Life

Now you can hire someone to nag you

Why a “personalized motivation service” is for your own good

When Gordon McGladdery’s girlfriend moved back to Vancouver from Seoul, where the couple had been living and teaching English, his to-do list suddenly started taking a back seat to “wasting time on the Internet.” The 27-year-old, who stayed behind in the South Korean capital, realized he needed someone around to inspire him; and he figured other people probably felt the same way. So, almost two months ago, McGladdery moved back to Vancouver and launched Hasslers, a “personalized motivation service” with the tag line, “It’s for your own damn good.”

For a small fee, McGladdery will personally phone, text or email his clients, reminding them to go to the gym, finish their homework, or put in a half-hour of practising guitar. Reached by Maclean’s, McGladdery said he had 42 “hassles” to make that day, including in Pakistan and Chile. Even with little advertising, the service seems to be catching on. Mike Dickson, a 23-year-old University of British Columbia student, says a friend signed him up for it; the aspiring journalist will get “a quick little pester” every day or two reminding him to keep writing. If a friend or parent hassled him, it could get annoying, Dickson says, but the anonymous text is “great.”

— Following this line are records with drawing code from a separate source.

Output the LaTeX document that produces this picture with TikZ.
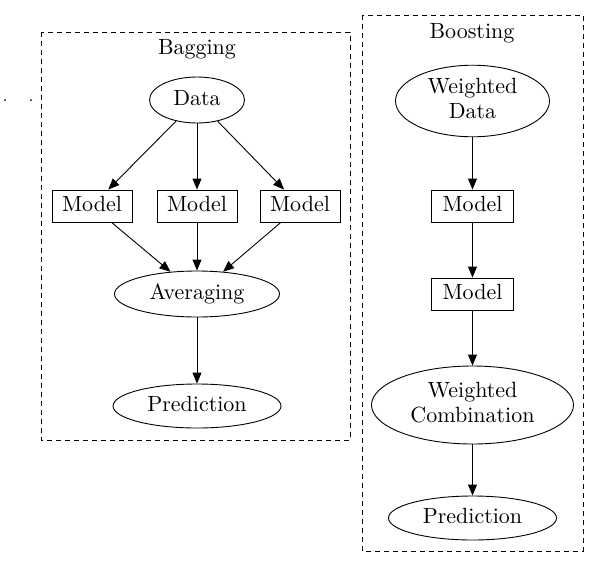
\documentclass[tikz,border=0pt]{standalone}
\usetikzlibrary{shapes.geometric,arrows.meta}
\newcommand{\txt}[1]{\scalebox{2.2}{\raisebox{-0.6pt}{\begin{tabular}{@{}c@{}}#1\end{tabular}}}}
\begin{document}
\begin{tikzpicture}[x=1pt,y=-1pt,
  every node/.style={font=\fontsize{10}{11.5}\selectfont},
  ell/.style={draw,ellipse,inner sep=0pt,line width=0.9pt,align=center},
  box/.style={draw,rectangle,inner sep=0pt,minimum width=80pt,minimum height=32pt,line width=0.9pt},
  cluster/.style={draw,dash pattern=on 5pt off 4pt,line width=0.9pt},
  arr/.style={-{Triangle[length=11pt,width=9pt]},line width=0.9pt},
  dot/.style={circle,fill,inner sep=0pt,minimum size=2pt}]
\useasboundingbox (0,0) rectangle (599,568);
% clusters
\draw[cluster] (41,32) rectangle (350,440);
\node (bagt) at (197,49) {\txt{Bagging}};
\draw[cluster] (362,15) rectangle (583,551);
\node (boot) at (472,33) {\txt{Boosting}};
% dots
\node[dot] (d1) at (5,100) {};
\node[dot] (d2) at (31,100) {};
% bagging
\node[ell,minimum width=95pt,minimum height=46pt] (data) at (197,100) {\txt{Data}};
\node[box] (m1) at (92,206) {\txt{Model}};
\node[box] (m2) at (197,206) {\txt{Model}};
\node[box] (m3) at (300,206) {\txt{Model}};
\node[ell,minimum width=165pt,minimum height=46pt] (avg) at (197,294) {\txt{Averaging}};
\node[ell,minimum width=168pt,minimum height=44pt] (pred1) at (197,406) {\txt{Prediction}};
\draw[arr] (data) -- (m1);
\draw[arr] (data) -- (m2);
\draw[arr] (data) -- (m3);
\draw[arr] (m1) -- (avg);
\draw[arr] (m2) -- (avg);
\draw[arr] (m3) -- (avg);
\draw[arr] (avg) -- (pred1);
% boosting
\node[ell,minimum width=154pt,minimum height=70pt] (wd) at (472.5,101) {\txt{Weighted\\Data}};
\node[box,minimum width=82pt] (b1) at (472.5,206) {\txt{Model}};
\node[box,minimum width=82pt] (b2) at (472.5,294) {\txt{Model}};
\node[ell,minimum width=202pt,minimum height=78pt] (wc) at (472.5,405) {\txt{Weighted\\Combination}};
\node[ell,minimum width=168pt,minimum height=44pt] (pred2) at (472.5,518) {\txt{Prediction}};
\draw[arr] (wd) -- (b1);
\draw[arr] (b1) -- (b2);
\draw[arr] (b2) -- (wc);
\draw[arr] (wc) -- (pred2);
\end{tikzpicture}
\end{document}
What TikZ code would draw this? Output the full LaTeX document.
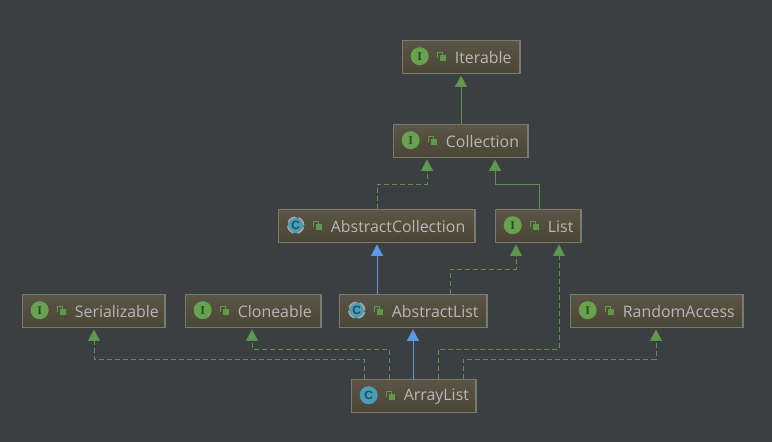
\documentclass[tikz,border=0pt]{standalone}
\usepackage{fontspec}
\setmainfont{Open Sans}
\newfontfamily\iconserif{Liberation Serif}
\newfontfamily\iconsans{Liberation Sans}
\usetikzlibrary{arrows.meta,shadings}
\definecolor{bgc}{HTML}{3C3F41}
\definecolor{boxtop}{HTML}{5A5546}
\definecolor{boxbot}{HTML}{4B4536}
\definecolor{boxline}{HTML}{7A7A6E}
\definecolor{labelc}{HTML}{B8B8B8}
\definecolor{greenline}{HTML}{5E9150}
\definecolor{greenhead}{HTML}{5F9A50}
\definecolor{blueline}{HTML}{5A98E8}
\definecolor{iface}{HTML}{69A24F}
\definecolor{ifacetxt}{HTML}{2F4A22}
\definecolor{classc}{HTML}{4A9DB5}
\definecolor{classtxt}{HTML}{1C4E68}
\definecolor{lockc}{HTML}{5E9A45}
\tikzset{
  x=1pt,y=-1pt,
  classbox/.style={draw=boxline,line width=1.2pt,top color=boxtop,bottom color=boxbot,inner sep=0pt,anchor=north west,minimum height=33pt},
  boxlabel/.style={text=labelc,font=\fontsize{15.9}{18}\selectfont,anchor=west,inner sep=0pt},
  iconI/.style={circle,fill=iface,minimum size=18pt,inner sep=0pt,text=ifacetxt,font=\iconserif\bfseries\fontsize{12}{12}\selectfont},
  iconC/.style={circle,fill=classc,minimum size=18pt,inner sep=0pt,text=classtxt,font=\iconsans\bfseries\fontsize{12}{12}\selectfont},
  iconA/.style={circle,fill=classc,draw=gray!70,line width=1.5pt,dash pattern=on 9pt off 4pt,minimum size=16pt,inner sep=0pt,text=classtxt,font=\iconsans\bfseries\fontsize{12}{12}\selectfont},
  solidgreen/.style={draw=greenline,line width=1pt,-{Triangle[length=11.5pt,width=12pt,fill=greenhead]},shorten >=1.5pt},
  dashgreen/.style={solidgreen,dash pattern=on 5pt off 3pt},
  solidblue/.style={draw=blueline,line width=1pt,-{Triangle[length=11.5pt,width=12pt,fill=blueline]},shorten >=1.5pt},
}
% name, x1, x2, y1, icon style, icon letter, label
\newcommand{\umlbox}[7]{%
  \node[classbox,minimum width=#3pt-#2pt] (#1) at (#2,#4) {};
  \node[#5] (#1i) at (#2+18,#4+16.5) {#6};
  \draw[lockc,line width=.8pt] (#2+35.5,#4+18) -- (#2+35.5,#4+12.5) -- (#2+40.5,#4+12.5) -- (#2+40.5,#4+15);
  \fill[lockc] (#2+38,#4+15.5) rectangle (#2+44.5,#4+21.5);
  \node[boxlabel] (#1t) at (#2+53,#4+18) {#7};
}
\begin{document}
\begin{tikzpicture}
\useasboundingbox[fill=bgc] (0,0) rectangle (772,442);
\umlbox{iter}{401.7}{519.3}{39.7}{iconI}{I}{Iterable}
\umlbox{coll}{392.7}{527.3}{123.7}{iconI}{I}{Collection}
\umlbox{acoll}{277.7}{474.3}{208.7}{iconA}{C}{AbstractCollection}
\umlbox{list}{494.7}{580.3}{208.7}{iconI}{I}{List}
\umlbox{ser}{21.7}{164.3}{293.7}{iconI}{I}{Serializable}
\umlbox{clon}{184.7}{320.3}{293.7}{iconI}{I}{Cloneable}
\umlbox{alist}{338.7}{486.3}{293.7}{iconA}{C}{AbstractList}
\umlbox{rand}{569.7}{742.3}{293.7}{iconI}{I}{RandomAccess}
\umlbox{arr}{350.7}{475.3}{378.7}{iconC}{C}{ArrayList}
\coordinate (xa) at (461,0);
\coordinate (xb) at (377,184);
\coordinate (xc) at (427,0);
\coordinate (xd) at (539,184);
\coordinate (xe) at (495,0);
\coordinate (xf) at (450,269);
\coordinate (xg) at (516,0);
\coordinate (xh) at (438,349);
\coordinate (xi) at (559,0);
\coordinate (xj) at (463,359);
\coordinate (xk) at (656,0);
\coordinate (xl) at (389,349);
\coordinate (xm) at (252,0);
\coordinate (xn) at (364,359);
\coordinate (xo) at (94,0);
\coordinate (xp) at (413,0);
\draw[solidgreen] (coll.north -| xa) -- (iter.south -| xa);
\draw[dashgreen] (acoll.north -| xb) -- (xb) -| (coll.south -| xc);
\draw[solidgreen] (list.north -| xd) -- (xd) -| (coll.south -| xe);
\draw[solidblue] (alist.north -| xb) -- (acoll.south -| xb);
\draw[dashgreen] (alist.north -| xf) -- (xf) -| (list.south -| xg);
\draw[dashgreen] (arr.north -| xh) -- (xh) -| (list.south -| xi);
\draw[dashgreen] (arr.north -| xj) -- (xj) -| (rand.south -| xk);
\draw[dashgreen] (arr.north -| xl) -- (xl) -| (clon.south -| xm);
\draw[dashgreen] (arr.north -| xn) -- (xn) -| (ser.south -| xo);
\draw[solidblue] (arr.north -| xp) -- (alist.south -| xp);
\end{tikzpicture}
\end{document}
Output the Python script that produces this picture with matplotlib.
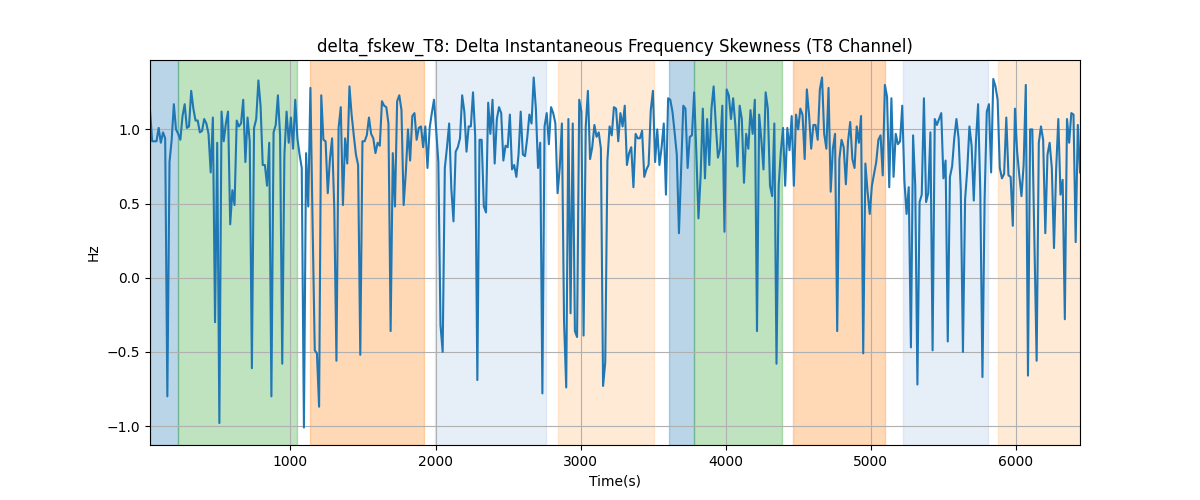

McGladdery, who formerly played guitar with the Victoria, B.C., band Oh Snap!, aspires to a career as a singer-songwriter. For now, he’s living off his savings until Hasslers takes off. The key to his success, he believes, is that a real person is making the calls. “Everybody can make themselves a schedule,” he says, “but they just ignore it. It’s harder when you’re letting somebody else down.” As for his girlfriend, who left Seoul early to go back to school, she’s now his fiancée.